Supporting Sunshine With Healthy Habitat

Sunshine Creek, located off of the Siletz River in Oregon’s coastal mountain range, plays an important role in its ecosystem as a coho-producing tributary. Many species of aquatic wildlife like pacific lamprey, steelhead and chinook salmon, and cutthroat trout all rely on Sunshine Creek’s ecological support.

However, without large wood debris, aquatic wildlife on Sunshine Creek are at risk. Wood debris like large-diameter logs, provide fish and aquatic wildlife with protection from high speed flows as well as protection from predators like river otters and bears.
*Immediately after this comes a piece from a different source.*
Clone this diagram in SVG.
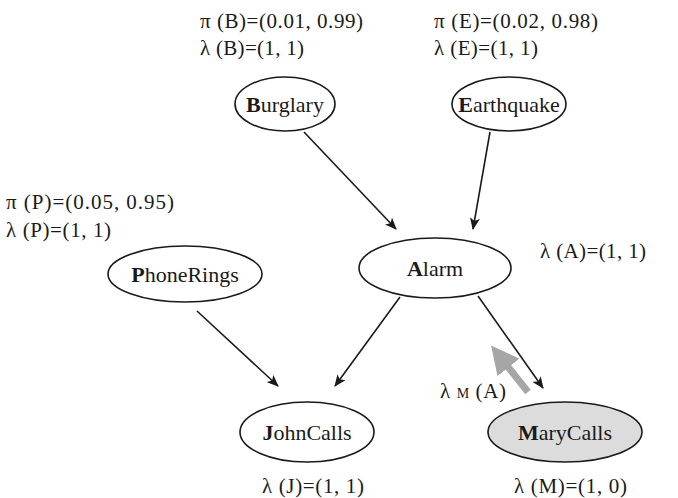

The upper portion of Sunshine Creek is managed by industrial timberland and is dominated by young confier; and as a result, there’s a significant lack of large wood debris that is necessary to create complex pool habitats.

The confluence of Fourth of July and Sunshine Creeks.

That’s why we partnered with the Oregon Department of Fish and Wildlife to add large-diameter logs and wood debris to the upper portion of Sunshine Creek. Tim Greseth, our Executive Director, visited the project site in early July to meet with a representative from Weyerhaueser and members of ODFW in the Siletz Basin.

Update at Sunshine Creek project site, August 2019.

The Sunshine Creek Habitat Project was implemented over the course of five days. During that time, over 150 large-diameter logs were placed singly or in small jam complexes across 1.3 miles of stream! These pieces of large wood debris and large-diameter logs will give fish and aquatic wildlife a more complex habitat and connect Sunshine Creek to the floodplain. Additionally, up to 3,100 trees will be planted in the second phase of the Sunshine Creek Habitat Restoration Project.

A newly-placed log jam at the confluence of Fourth of July and Sunshine Creeks.